A man who left his German birthplace as a teenager to escape Nazi persecution has been honoured by its mayor 75 years later for helping to rebuild its Jewish life.
Peter Held, 88, was born in Leipzig and in 1936 celebrated his barmitzvah in the city's synagogue. But as life became increasingly difficult for the Jewish community, his parents that year sent him to live in Britain.
They followed two years later and the Leipzig Jewish community, which numbered 14,000 before the Nazis took power, totalled just 19 in 1945.
Mr Held made a life for himself in London, becoming a successful businessman, marrying and having four children.
In 1992, after the reunification of Germany, he returned to the city with one of his sons.
To escape the cold, they went inside the St Thomas Church, where a pastor, Christian Wolff, happened to be addressing the congregation about the links between Christianity and Judaism.
Mr Held and Pastor Wolff struck up a friendship and over the coming years worked together to revive local Jewish life, at one point hiring an opera singer to teach the growing Russian immigrant Jewish population how to run a shul service.
He also helped finance and secure political support for the restoration of the town's home for the Jewish elderly, which had been in a dire state after being occupied by both the Nazis and the Russians.

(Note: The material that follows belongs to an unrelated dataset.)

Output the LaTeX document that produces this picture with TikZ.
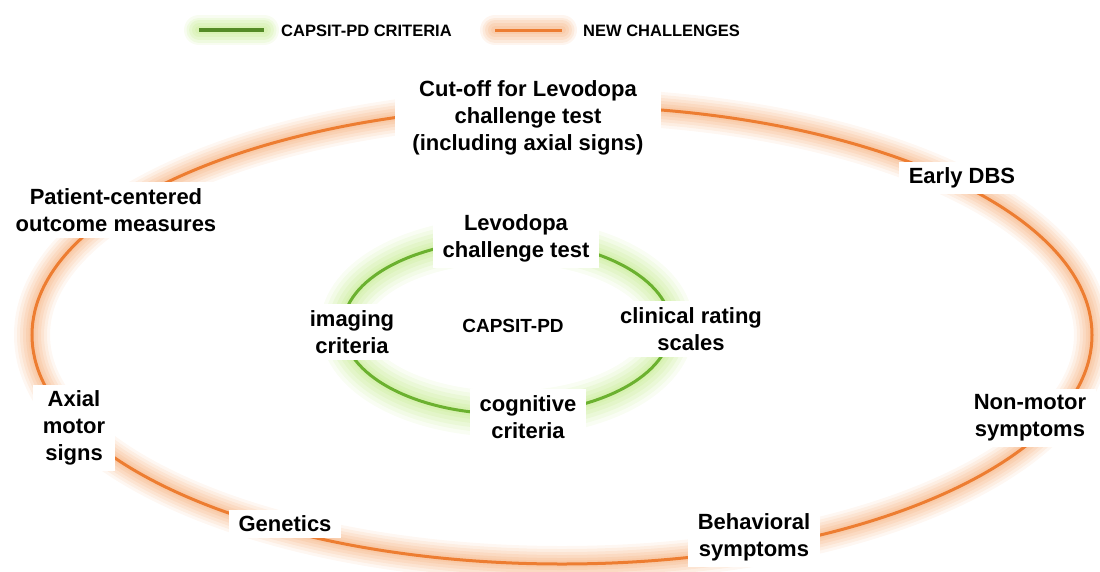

He additionally backed the establishment of a Jewish cultural centre and was involved in the opening of a music school celebrating the work of Leipzig's most famous resident, Johann Sebastian Bach.
In recognition of more than two decades of service to Leipzig, he was given the city's golden badge of honour by Mayor Burkhard Jung at a ceremony at the German Embassy in London. He said that while his work in Leipzig had reminded him of some awful times, he wanted to make sure "it has a better future.
"Some of my experiences there were very unpleasant," added Mr Held, who said that visiting the site of the synagogue he had been barmitzvah in - destroyed during the war - was particularly emotional.
"But when I saw what Pastor Wolff was doing, I was so deeply touched. I thought if they could do this, I'm going to join in heavily."
As for the award, he said that "when you give something, you do it with your whole heart and soul and not for recognition.
"However, I'd be a liar if I said I didn't enjoy it very much."